Exploring the interplay between thermo-oxidative degradation and asphalt aging in thermoplastic polyurethane-modified asphalt: Mechanisms, properties, and performance evolution

Abstract

The aging behavior of thermoplastic polyurethane-modified asphalt (TPUMA) is intricate and the mechanisms of its thermal degradation are not well understood. This study examines the viscoelastic, chemical and morphological characteristics of thermoplastic polyurethane modified asphalt (TPUMA) under different aging conditions (RTFOT/PAV). The rheological master curve model of the S parameter was used to analyze the fitting effect on TPUMA, with SBS (styrene–butadiene–styrene) modified asphalt serving as the control group. The relationship between the phase angle plateau area and polymer aging degradation was elucidated. This study investigates the impact of polymer degradation on the high-temperature rheological behavior and medium-temperature fatigue properties of asphalt through temperature sweep, multiple stress creep recovery (MSCR), and linear amplitude sweep (LAS) tests. Fourier transform infrared spectrometer (FTIR) and confocal laser scanning microscopy (CLSM) are used to qualitatively and quantitatively analyze the chemical composition and morphological evolution of TPUMA during thermal-oxidative degradation. The findings suggest that TPUMA's performance changes in the aging environment is result from the dual coupling effect of polymer degradation and asphalt oxidative hardening.

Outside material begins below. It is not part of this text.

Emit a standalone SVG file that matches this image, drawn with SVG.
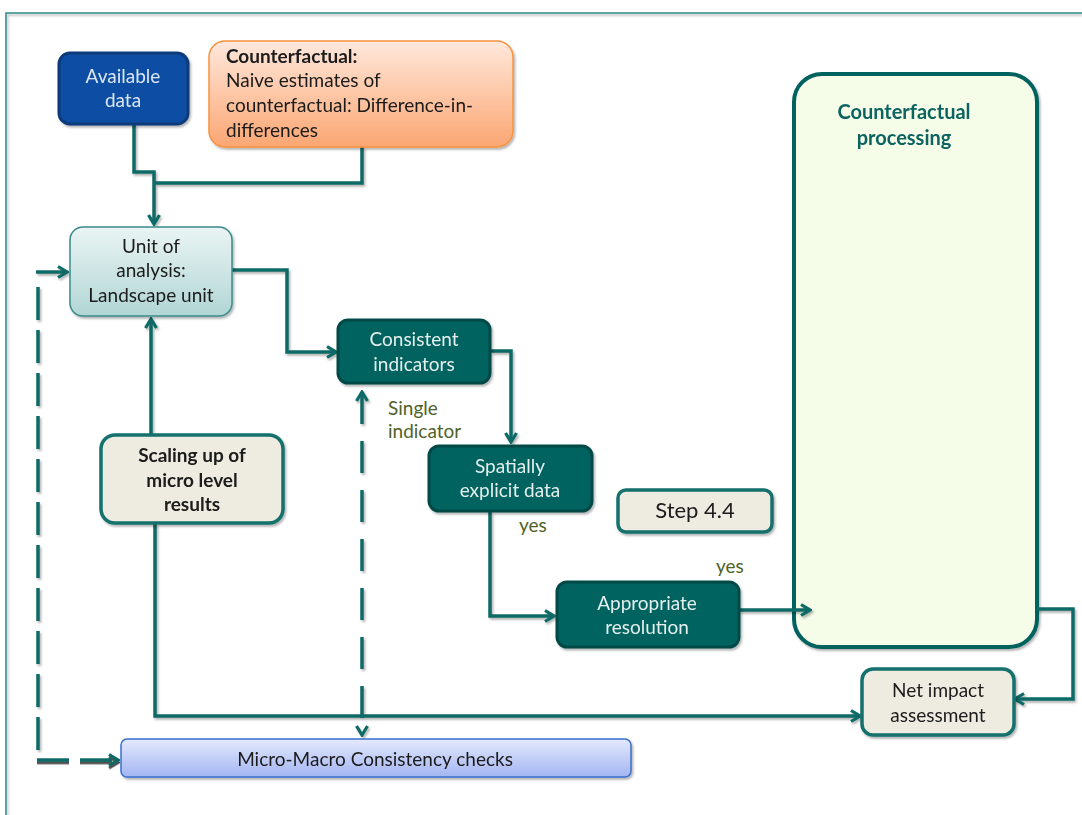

The closely arranged isocyanate (-NCO) and polar component molecular chains in asphalt slow down its oxidation speed, which enhances the aging and deformation resistance of TPUMA. The successful blending of TPU and asphalt was confirmed, and the degradation degree of the polymer was quantitatively characterized by the percentage of the degraded area. The results provide insights to better understand the interplay between TPU degradation and asphalt oxidation.